§ What the exercise asks
Copy all of the material exactly. Pictures are not to appear in the copy.
▬▬▬▬▬▬
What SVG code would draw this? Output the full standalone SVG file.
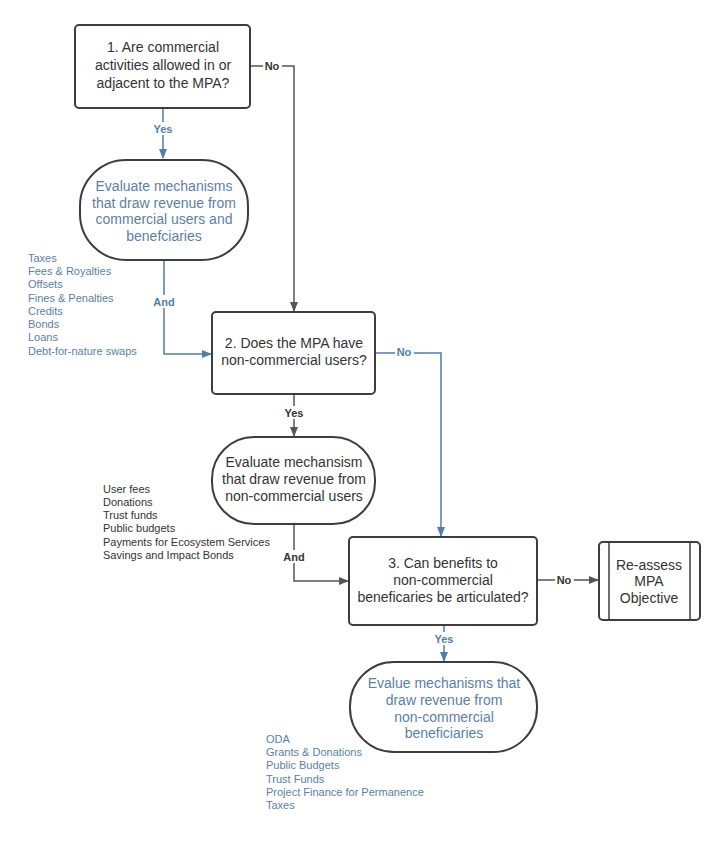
<svg xmlns="http://www.w3.org/2000/svg" width="725" height="850" viewBox="0 0 725 850">
<style>
.box{fill:#fff;stroke:#3d3d3d;stroke-width:2}
.t{font-family:"Liberation Sans",Arial,sans-serif;font-size:14px;text-anchor:middle;fill:#333}
.tb{font-family:"Liberation Sans",Arial,sans-serif;font-size:14px;text-anchor:middle;fill:#5a7fa3}
.l{font-family:"Liberation Sans",Arial,sans-serif;font-size:11px;fill:#333}
.lb{font-family:"Liberation Sans",Arial,sans-serif;font-size:11px;fill:#5a7fa3}
.lab{font-family:"Liberation Sans",Arial,sans-serif;font-size:11px;font-weight:bold;text-anchor:middle}
.cd{fill:none;stroke:#555;stroke-width:1.5}
.cb{fill:none;stroke:#4f7eab;stroke-width:1.5}
</style>
<defs>
<marker id="ad" markerWidth="10" markerHeight="10" refX="9" refY="5" orient="auto" markerUnits="userSpaceOnUse"><path d="M0,1 L10,5 L0,9 Z" fill="#555"/></marker>
<marker id="ab" markerWidth="10" markerHeight="10" refX="9" refY="5" orient="auto" markerUnits="userSpaceOnUse"><path d="M0,1 L10,5 L0,9 Z" fill="#4f7eab"/></marker>
</defs>
<rect width="725" height="850" fill="#fff"/>
<g id="connectors">
<path class="cd" d="M250,66 H294 V311" marker-end="url(#ad)"/>
<path class="cb" d="M163,108 V158" marker-end="url(#ab)"/>
<path class="cb" d="M164,260 V354 H211" marker-end="url(#ab)"/>
<path class="cb" d="M375,353 H441 V536" marker-end="url(#ab)"/>
<path class="cd" d="M294,394 V436" marker-end="url(#ad)"/>
<path class="cd" d="M294,524 V581 H348" marker-end="url(#ad)"/>
<path class="cd" d="M537,580 H598" marker-end="url(#ad)"/>
<path class="cb" d="M444,625 V661" marker-end="url(#ab)"/>
<g class="lab">
<rect x="263" y="59" width="19" height="13" fill="#fff"/><text x="272" y="70" fill="#333">No</text>
<rect x="150" y="122" width="26" height="13" fill="#fff"/><text x="163" y="133" fill="#4f7eab">Yes</text>
<rect x="151" y="295" width="26" height="13" fill="#fff"/><text x="164" y="306" fill="#4f7eab">And</text>
<rect x="395" y="346" width="19" height="13" fill="#fff"/><text x="404" y="356" fill="#4f7eab">No</text>
<rect x="281" y="406" width="26" height="13" fill="#fff"/><text x="294" y="417" fill="#333">Yes</text>
<rect x="281" y="550" width="26" height="13" fill="#fff"/><text x="294" y="561" fill="#333">And</text>
<rect x="555" y="573" width="19" height="13" fill="#fff"/><text x="564" y="584" fill="#333">No</text>
<rect x="431" y="632" width="26" height="13" fill="#fff"/><text x="444" y="643" fill="#4f7eab">Yes</text>
</g>
</g>
<g id="q1">
<rect class="box" x="75" y="25" width="175" height="83" rx="4"/>
<text class="t" x="163" y="52">1. Are commercial</text>
<text class="t" x="163" y="70">activities allowed in or</text>
<text class="t" x="163" y="88">adjacent to the MPA?</text>
</g>
<g id="e1">
<rect class="box" x="80" y="160" width="168" height="100" rx="46" ry="46"/>
<text class="tb" x="164" y="191">Evaluate mechanisms</text>
<text class="tb" x="164" y="208">that draw revenue from</text>
<text class="tb" x="164" y="224">commercial users and</text>
<text class="tb" x="164" y="241">benefciaries</text>
</g>
<g id="list1" class="lb">
<text x="28" y="262">Taxes</text>
<text x="28" y="275">Fees &amp; Royalties</text>
<text x="28" y="288">Offsets</text>
<text x="28" y="302">Fines &amp; Penalties</text>
<text x="28" y="315">Credits</text>
<text x="28" y="328">Bonds</text>
<text x="28" y="341">Loans</text>
<text x="28" y="355">Debt-for-nature swaps</text>
</g>
<g id="q2">
<rect class="box" x="212" y="312" width="163" height="82" rx="4"/>
<text class="t" x="294" y="348">2. Does the MPA have</text>
<text class="t" x="294" y="365">non-commercial users?</text>
</g>
<g id="e2">
<rect class="box" x="212" y="437" width="163" height="87" rx="42" ry="42"/>
<text class="t" x="294" y="467">Evaluate mechansism</text>
<text class="t" x="294" y="484">that draw revenue from</text>
<text class="t" x="294" y="501">non-commercial users</text>
</g>
<g id="list2" class="l">
<text x="103" y="493">User fees</text>
<text x="103" y="506">Donations</text>
<text x="103" y="519">Trust funds</text>
<text x="103" y="532">Public budgets</text>
<text x="103" y="546">Payments for Ecosystem Services</text>
<text x="103" y="559">Savings and Impact Bonds</text>
</g>
<g id="q3">
<rect class="box" x="349" y="537" width="188" height="88" rx="4"/>
<text class="t" x="443" y="568">3. Can benefits to</text>
<text class="t" x="443" y="585">non-commercial</text>
<text class="t" x="443" y="602">beneficaries be articulated?</text>
</g>
<g id="reassess">
<rect class="box" x="599" y="542" width="101" height="78" rx="4"/>
<line x1="609" y1="542" x2="609" y2="620" stroke="#3d3d3d" stroke-width="1.5"/>
<line x1="690" y1="542" x2="690" y2="620" stroke="#3d3d3d" stroke-width="1.5"/>
<text class="t" x="649" y="570">Re-assess</text>
<text class="t" x="649" y="586">MPA</text>
<text class="t" x="649" y="603">Objective</text>
</g>
<g id="e3">
<rect class="box" x="350" y="662" width="187" height="90" rx="44" ry="44"/>
<text class="tb" x="444" y="688">Evalue mechanisms that</text>
<text class="tb" x="444" y="705">draw revenue from</text>
<text class="tb" x="444" y="722">non-commercial</text>
<text class="tb" x="444" y="738">beneficiaries</text>
</g>
<g id="list3" class="lb">
<text x="266" y="743">ODA</text>
<text x="266" y="756">Grants &amp; Donations</text>
<text x="266" y="769">Public Budgets</text>
<text x="266" y="783">Trust Funds</text>
<text x="266" y="796">Project Finance for Permanence</text>
<text x="266" y="809">Taxes</text>
</g>
</svg>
▬▬▬▬▬▬
§ Written response
What SVG code would draw this? Output the full standalone SVG file.
<svg xmlns="http://www.w3.org/2000/svg" width="725" height="850" viewBox="0 0 725 850">
<style>
.box{fill:#fff;stroke:#3d3d3d;stroke-width:2}
.t{font-family:"Liberation Sans",Arial,sans-serif;font-size:14px;text-anchor:middle;fill:#333}
.tb{font-family:"Liberation Sans",Arial,sans-serif;font-size:14px;text-anchor:middle;fill:#5a7fa3}
.l{font-family:"Liberation Sans",Arial,sans-serif;font-size:11px;fill:#333}
.lb{font-family:"Liberation Sans",Arial,sans-serif;font-size:11px;fill:#5a7fa3}
.lab{font-family:"Liberation Sans",Arial,sans-serif;font-size:11px;font-weight:bold;text-anchor:middle}
.cd{fill:none;stroke:#555;stroke-width:1.5}
.cb{fill:none;stroke:#4f7eab;stroke-width:1.5}
</style>
<defs>
<marker id="ad" markerWidth="10" markerHeight="10" refX="9" refY="5" orient="auto" markerUnits="userSpaceOnUse"><path d="M0,1 L10,5 L0,9 Z" fill="#555"/></marker>
<marker id="ab" markerWidth="10" markerHeight="10" refX="9" refY="5" orient="auto" markerUnits="userSpaceOnUse"><path d="M0,1 L10,5 L0,9 Z" fill="#4f7eab"/></marker>
</defs>
<rect width="725" height="850" fill="#fff"/>
<g id="connectors">
<path class="cd" d="M250,66 H294 V311" marker-end="url(#ad)"/>
<path class="cb" d="M163,108 V158" marker-end="url(#ab)"/>
<path class="cb" d="M164,260 V354 H211" marker-end="url(#ab)"/>
<path class="cb" d="M375,353 H441 V536" marker-end="url(#ab)"/>
<path class="cd" d="M294,394 V436" marker-end="url(#ad)"/>
<path class="cd" d="M294,524 V581 H348" marker-end="url(#ad)"/>
<path class="cd" d="M537,580 H598" marker-end="url(#ad)"/>
<path class="cb" d="M444,625 V661" marker-end="url(#ab)"/>
<g class="lab">
<rect x="263" y="59" width="19" height="13" fill="#fff"/><text x="272" y="70" fill="#333">No</text>
<rect x="150" y="122" width="26" height="13" fill="#fff"/><text x="163" y="133" fill="#4f7eab">Yes</text>
<rect x="151" y="295" width="26" height="13" fill="#fff"/><text x="164" y="306" fill="#4f7eab">And</text>
<rect x="395" y="346" width="19" height="13" fill="#fff"/><text x="404" y="356" fill="#4f7eab">No</text>
<rect x="281" y="406" width="26" height="13" fill="#fff"/><text x="294" y="417" fill="#333">Yes</text>
<rect x="281" y="550" width="26" height="13" fill="#fff"/><text x="294" y="561" fill="#333">And</text>
<rect x="555" y="573" width="19" height="13" fill="#fff"/><text x="564" y="584" fill="#333">No</text>
<rect x="431" y="632" width="26" height="13" fill="#fff"/><text x="444" y="643" fill="#4f7eab">Yes</text>
</g>
</g>
<g id="q1">
<rect class="box" x="75" y="25" width="175" height="83" rx="4"/>
<text class="t" x="163" y="52">1. Are commercial</text>
<text class="t" x="163" y="70">activities allowed in or</text>
<text class="t" x="163" y="88">adjacent to the MPA?</text>
</g>
<g id="e1">
<rect class="box" x="80" y="160" width="168" height="100" rx="46" ry="46"/>
<text class="tb" x="164" y="191">Evaluate mechanisms</text>
<text class="tb" x="164" y="208">that draw revenue from</text>
<text class="tb" x="164" y="224">commercial users and</text>
<text class="tb" x="164" y="241">benefciaries</text>
</g>
<g id="list1" class="lb">
<text x="28" y="262">Taxes</text>
<text x="28" y="275">Fees &amp; Royalties</text>
<text x="28" y="288">Offsets</text>
<text x="28" y="302">Fines &amp; Penalties</text>
<text x="28" y="315">Credits</text>
<text x="28" y="328">Bonds</text>
<text x="28" y="341">Loans</text>
<text x="28" y="355">Debt-for-nature swaps</text>
</g>
<g id="q2">
<rect class="box" x="212" y="312" width="163" height="82" rx="4"/>
<text class="t" x="294" y="348">2. Does the MPA have</text>
<text class="t" x="294" y="365">non-commercial users?</text>
</g>
<g id="e2">
<rect class="box" x="212" y="437" width="163" height="87" rx="42" ry="42"/>
<text class="t" x="294" y="467">Evaluate mechansism</text>
<text class="t" x="294" y="484">that draw revenue from</text>
<text class="t" x="294" y="501">non-commercial users</text>
</g>
<g id="list2" class="l">
<text x="103" y="493">User fees</text>
<text x="103" y="506">Donations</text>
<text x="103" y="519">Trust funds</text>
<text x="103" y="532">Public budgets</text>
<text x="103" y="546">Payments for Ecosystem Services</text>
<text x="103" y="559">Savings and Impact Bonds</text>
</g>
<g id="q3">
<rect class="box" x="349" y="537" width="188" height="88" rx="4"/>
<text class="t" x="443" y="568">3. Can benefits to</text>
<text class="t" x="443" y="585">non-commercial</text>
<text class="t" x="443" y="602">beneficaries be articulated?</text>
</g>
<g id="reassess">
<rect class="box" x="599" y="542" width="101" height="78" rx="4"/>
<line x1="609" y1="542" x2="609" y2="620" stroke="#3d3d3d" stroke-width="1.5"/>
<line x1="690" y1="542" x2="690" y2="620" stroke="#3d3d3d" stroke-width="1.5"/>
<text class="t" x="649" y="570">Re-assess</text>
<text class="t" x="649" y="586">MPA</text>
<text class="t" x="649" y="603">Objective</text>
</g>
<g id="e3">
<rect class="box" x="350" y="662" width="187" height="90" rx="44" ry="44"/>
<text class="tb" x="444" y="688">Evalue mechanisms that</text>
<text class="tb" x="444" y="705">draw revenue from</text>
<text class="tb" x="444" y="722">non-commercial</text>
<text class="tb" x="444" y="738">beneficiaries</text>
</g>
<g id="list3" class="lb">
<text x="266" y="743">ODA</text>
<text x="266" y="756">Grants &amp; Donations</text>
<text x="266" y="769">Public Budgets</text>
<text x="266" y="783">Trust Funds</text>
<text x="266" y="796">Project Finance for Permanence</text>
<text x="266" y="809">Taxes</text>
</g>
</svg>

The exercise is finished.